Consider a situation where the camera meter says f/4 at 1/30 at ISO 800. By looking at the variables we could easily see that it’s a low light scene and we are almost maxed out on ISO (considering ISO 800 as a good compromise between noise and camera shake). Having a faster lens for e.g one with an f/2.8 maximum aperture will let us expose the scene with double the shutter speed which is 1/60. And this is the reason why lenses with wider aperture openings are called fast lenses. For more information on this topic do take a look at some of our previous articles – What is a Fast Lens and Advantages of Using a Fast Lens.
Is Lens Speed an Issue in Architectural Photography?
It is a fact that fast lenses cost significantly more than slower lenses. For example a lens with a maximum aperture of f/2.8 could cost nearly twice as much as that of a lens with the same specifications (focal length, focusing systems, image stabilization etc) but with a maximum aperture of f/4 or narrower.
But for the purpose of architectural photography, do we really need fast lenses?
The answer is both No and Yes.
No we don’t necessarily need fast lenses for Architectural Photography.
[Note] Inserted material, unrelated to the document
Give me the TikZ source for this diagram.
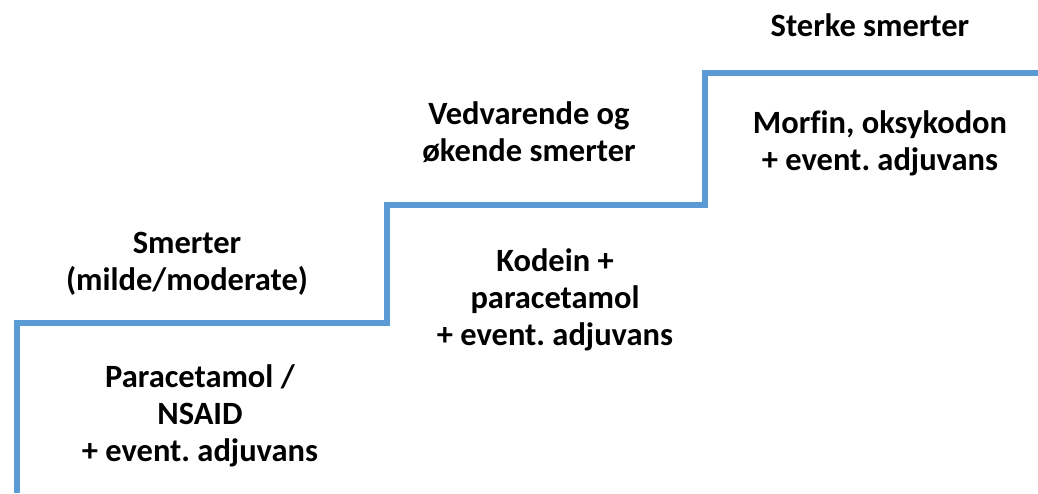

Fast shutter speeds is rarely a priority when shooting architecture as most of the work involves shooting a stationary subject with the camera mount on a solid tripod. One important factor in architecture is the requirement for large depth of field. Architectural photography demands both elements in the foreground and background to be in sharp focus on most occasions. To achieve this we do most of our work with very narrow aperture openings like f/16 and f/22. If we need more light we could always keep the shutter open for longer durations without having to resort to increasing ISO settings of our camera.
Yes Fast Lenses are Advantageous for Architecture Photography
Yes because fast lenses allow us to see a much brighter view of the scene in front of us, they make focusing faster and more accurate especially in low light conditions, they do offer better image quality when compared to slower lenses.
An f/2.8 lens lets in double the light than an f/4 lens which lets in double the light than an f/5.6 lens and so on. In order to double the quantity of light passing through the lens, the performance of that lens has to be substantially improved to take into account the wider aperture. This is because the worst aberrations, or optical errors, of a lens tend to occur towards the outer limits of the lens image field. Unlike narrow apertures which use only the center portion of the lens to form the image, wider apertures make use of the most part of the lens. So in order to render a perfect image at wider aperture the lens quality need to be considerably better.
So for the extra money you spend on the faster lens, you get a brighter/clearer viewfinder image, faster/more accurate focusing, better low light shooting ability (when handholding), better optics (they are often better corrected for distortions and aberrations) and in most cases also better build quality.
Now that you know the pros and cons of each your decision should be based on the nature of your work and your budget.